The latest national drama

Mark Nornes amnornes at
Fri Mar 25 19:47:59 EST 2005

The latest drama that everyone seems to be talking about here is not 
the climax of the morning soap Wakaba, but Livedoor's hostile take-over 
bid for Nippon Broadcasting. I'm still trying to figure out exactly why 
this thing is on the front pages day in and day out—morning and evening 

It all started a few weeks ago, when the internet startup Livedoor made 
a sneaky move on Nippon Broadcasting with an off-hours trade that put 
it within spitting distance of company control. It soon became apparent 
that the target was actually Fuji TV network, which is majority owned 
by NBS. There has been daily maneuvering by each side that the media 
follows religiously (I wonder about readers/viewers). NBS tried to 
dilute the Fuji stock by selling some of itself to Fuji, which would 
have fatally weakened Livedoor's share. The courts blocked that, and 
now NBS has loaned a big chunk of stock to Softbank, big investor in 
broadband and YahooJapan and Livedoor's significant competitor.

So what's the big deal?

At one level, it's the way the hostility of the takeover became 
personalized in the respective CEOs. The NBS Man is a typical ojisan 
executive, with the usual sharp suits, nondescript hair, and ugly eye 
glasses.
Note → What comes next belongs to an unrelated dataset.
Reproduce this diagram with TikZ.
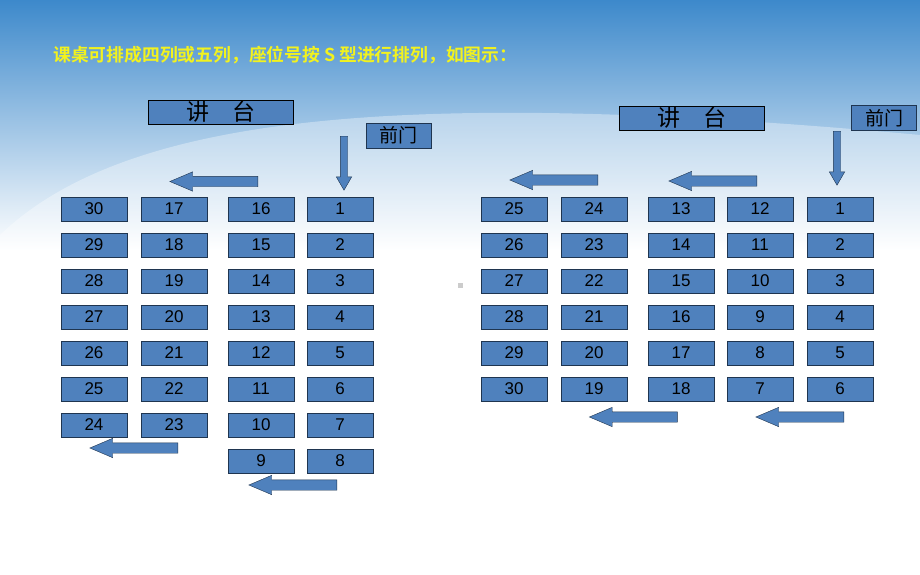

Livedoor's Horie is a college drop-out and 32 year-old, 
straight-talking, wunderkind—read "child." The two have been throwing 
barbs at each other, and the battle is portrayed as Old vs. New Japan.

At another level, it seems to be about journalism. Horie, the college 
dropout, thinks that in the age of the internet journalism is passé, as 
all you have to do is put the information coming from various sources 
online and grant the people the freedom to form their own opinion about 
it. The press reminds him that journalism has a higher goal—part of 
which is weeding out distortion, propaganda, significance, etc.—a 
higher goal deeply connected to a responsibility to the citizenry of 
Japan. The irony of this argument has been pretty enjoyable; Horie's 
ridiculous anti-intellectualism is not so far off the mark when you 
think about how prone the press is here—everyone knows you get the real 
news from shukanshi.

Finally, it seems to be about the future of television. This is the 
intriguing part of it all. It's the aspect I am most interested in, but 
which is also the worst reported so far. It seems obvious that Livedoor 
is interested in acquiring a television network because they see where 
the internet is going. Now you can watch full-screen, full motion 
quicktime movies that look pretty damn good (check out the trailers on 
the Apple site); it doesn't take much imagination to figure out what's 
going on in Horie's head. But on the shorter term, there has also been 
some talk about changing programming itself. Not simply sloughing off 
the news, but revamping the entertainment end as well.

Has anyone been following this? Does anyone have a handle on the 
significance of the take-over, especially the third aspect on my list?